Does Stegeman plan to use procedural sleight of hand?

by David Safier

My recommendation to TUSD Board members: Keep good track of your wallets, purses, watches and votes. It looks like Mark Stegeman may try to pick your pocket one way or another.

Stegeman has a letter in today's Star. For a man who prides himself on making clear, logical presentations, he's put together one of the more opaque pieces of writing I've seen on the letters page, and that's saying a lot. Here's what I think he's saying: The Star was wrong to report that some Board members were hornswoggled in December when they thought they were voting to get rid of an earlier objection to part of the proposed deseg plan. After all, there was a unanimous vote to keep the objections.

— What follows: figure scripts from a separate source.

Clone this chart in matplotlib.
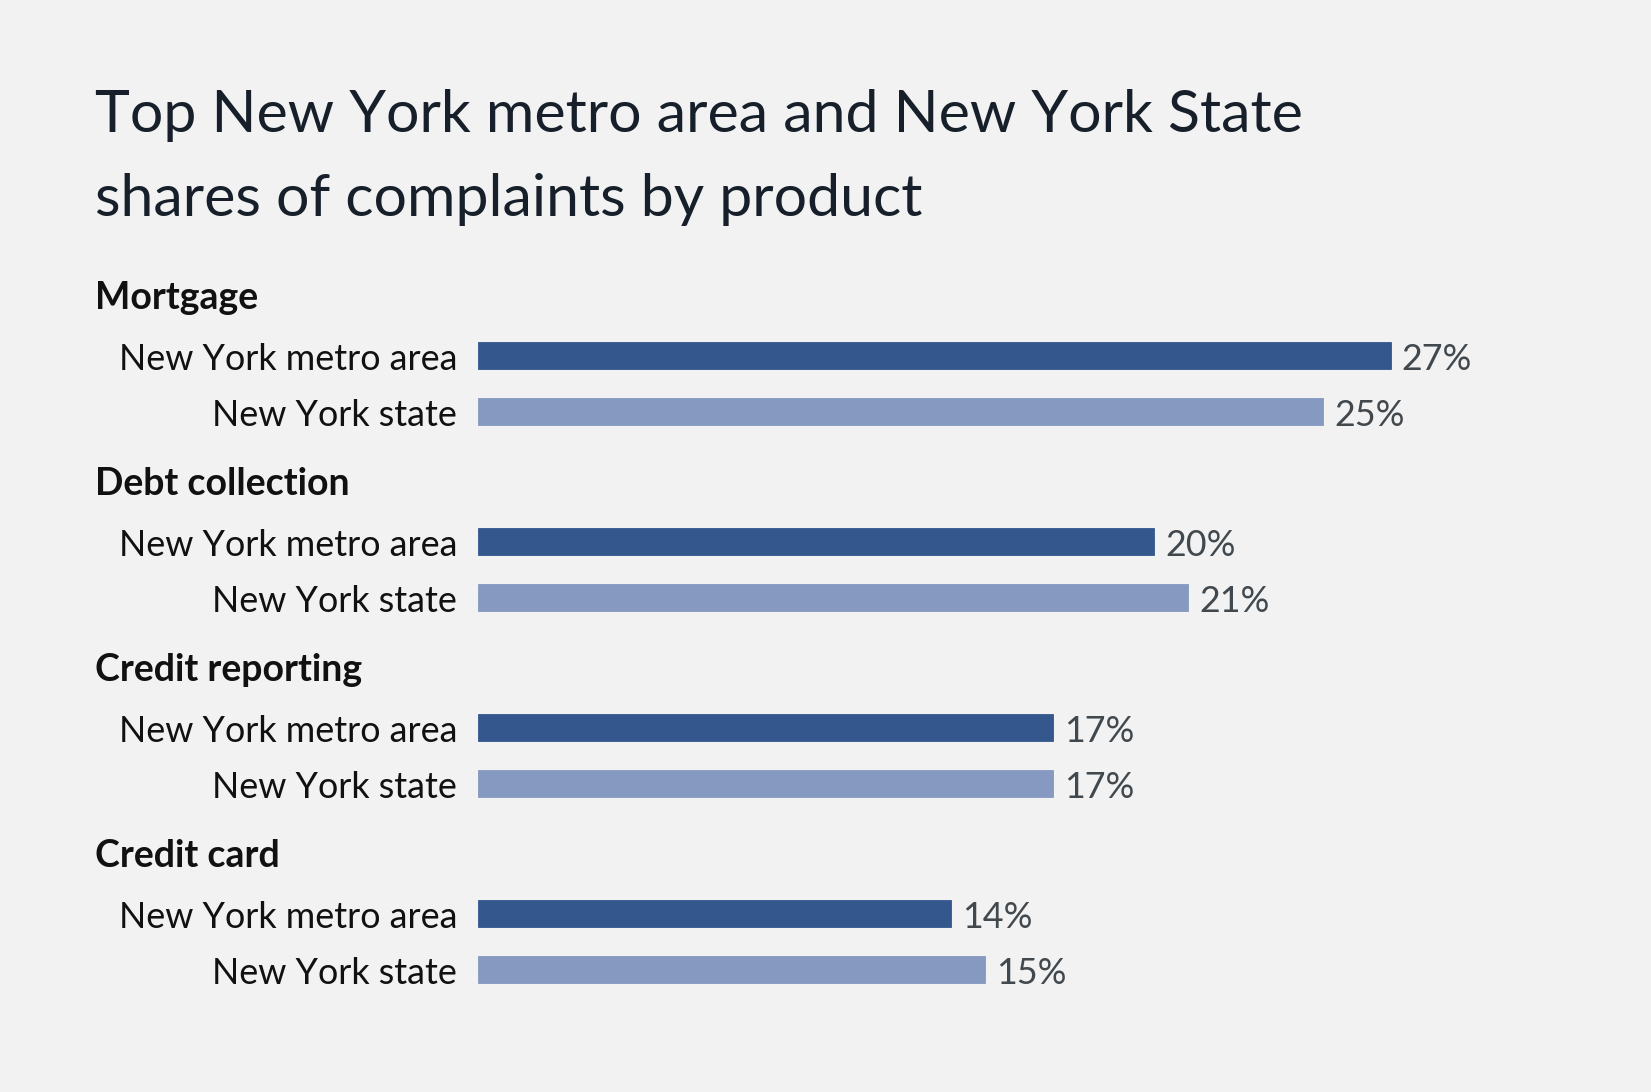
import matplotlib
matplotlib.use("Agg")
import matplotlib.pyplot as plt
from matplotlib.transforms import blended_transform_factory

products = ["Mortgage", "Debt collection", "Credit reporting", "Credit card"]
series = ["New York metro area", "New York state"]
metro_share = [27, 20, 17, 14]
state_share = [25, 21, 17, 15]

BG = "#f1f2f1"
DARK = "#34578e"
LIGHT = "#8599c1"
FONT = ["Lato", "DejaVu Sans"]

W, H = 1651, 1092
fig = plt.figure(figsize=(W / 100, H / 100), dpi=100)
fig.patch.set_facecolor(BG)

# axes placed in pixel terms: bars start at x=478, 1% = 33.8 px
x0, px_per_pct, xmax = 478, 33.8, 34
top_px, bot_px = 250, 1000
ax = fig.add_axes([x0 / W, (H - bot_px) / H, xmax * px_per_pct / W, (bot_px - top_px) / H])
ax.set_facecolor(BG)
ax.set_xlim(0, xmax)

row = 56.0                 # pixels per row unit
group_pitch = 186 / row
header_off = 61 / row
first_row_px = 355
ax.set_ylim((bot_px - first_row_px) / row, (top_px - first_row_px) / row)
ax.axis("off")

label_tf = blended_transform_factory(fig.transFigure, ax.transData)
nudge = 4 / row   # text sits a touch lower than bar centre

for i, prod in enumerate(products):
    y_metro = i * group_pitch
    y_state = y_metro + 1
    ax.barh(y_metro, metro_share[i], height=27 / row, color=DARK, edgecolor=DARK, lw=0.6)
    ax.barh(y_state, state_share[i], height=27 / row, color=LIGHT, edgecolor=LIGHT, lw=0.6)

    ax.text(95 / W, y_metro - header_off + nudge, prod, transform=label_tf, ha="left", va="center",
            fontsize=27, fontweight="bold", color="#111111", family=FONT)

    for y, name, val in [(y_metro, series[0], metro_share[i]), (y_state, series[1], state_share[i])]:
        ax.annotate(name, xy=(0, y + nudge), xytext=(-15, 0), textcoords="offset points",
                    ha="right", va="center", fontsize=25.8, color="#111111", family=FONT)
        ax.annotate(f"{val}%", xy=(val, y + nudge), xytext=(8, 0), textcoords="offset points",
                    ha="left", va="center", fontsize=25.8, color="#41484e", family=FONT)

fig.text(95 / W, 1 - 116 / H, "Top New York metro area and New York State",
         ha="left", va="center", fontsize=42.5, color="#17202a", family=FONT)
fig.text(95 / W, 1 - 200 / H, "shares of complaints by product",
         ha="left", va="center", fontsize=42.5, color="#17202a", family=FONT)

fig.savefig("out.png", dpi=100, facecolor=BG)
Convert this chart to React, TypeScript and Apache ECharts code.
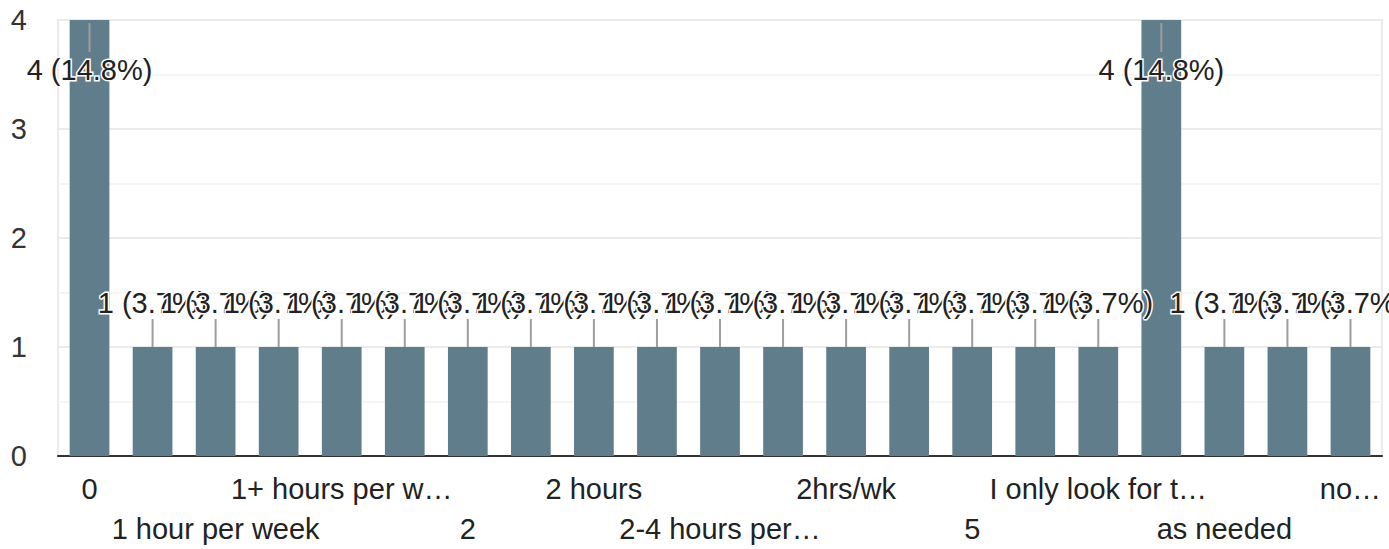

What happened was, somehow or another, Stegeman pulled a fast one. While the majority of the Board thought it was removing the objection to the multicultural courses being part of the core curriculum, Stegeman knew that's not what they voted for.

If this is going to be Stegeman's new tactic when he's in the minority, which will happen more frequently with the new makeup of the Board, the rest of the members had better have a procedural expert on hand to watch for motions that mean the opposite of what they appear to mean.

Stegeman is smart and hard working. He may figure out ways to pull a fast one now and then, kind of like Senate procedural wizard Mitch McConnell. But the purpose of the Board is to decide policy for the District based on careful discussion followed by a majority decision, not to have one member subvert the will of the majority by resorting to tricks. I hope Stegeman understands that.

0 responses to “Does Stegeman plan to use procedural sleight of hand?

  1. Stegeman treats the TUSD Board process as if it were a board game and his antics reinforce the community’s sense that TUSD is run by a bunch of clowns. His goal was to have a unanimous vote supporting the deseg plan, which contained TUSD’s objection to ethnic studies classes. Grijalva announced that she would vote no on the plan if it contained the objection and asked if the objection could be separated out. Stegeman said “Sure” and offered a decoy objection. TUSD’s lawyer said that would accomplish what Grijalva sought. Grijalva then took the bait and voted yes on the plan, thinking that the decoy objection would be the Board’s up or down vote on whether the objection would go forward to the court.

    Was that unanimous vote so important to Stegeman that he, once again, turned the TUSD Board into a laughing stock? He even fooled Tom Horne. Horne told the court that TUSD had removed its objection! Yeah, sure Mark. It’s clear as mud and your letter to the editor is pathetic.

    There are serious concerns about the role played by TUSD’s in-house counsel. What good is it to have a lawyer sitting at the meeting when she did not respond to Grijalva’s question asking whether the vote on the decoy objection was instruction to the attorneys to remove TUSD’s objection?

    Stegeman did not answer the question, either. Nice touch. Then he had a near melt down insisting that the board revote on the decoy objection because it was sooooooo important for the board to be unanimous on the issue. Gee, why wasn’t a unanimous vote important to you last week when you were in the 3-2 minority on the new board’s vote to remove the objection? Hmmm?

    And what about the Deconcini lawyers? They have ethical obligations to zealously represent TUSD and to be candid with the court. Did they misrepresent to the court that TUSD still maintained its objection? Were they certain that was the Board’s position? What steps did they take to get clarity? The new board has some housecleaning to do.

    Stegeman disgraced the board again with this sleazy move.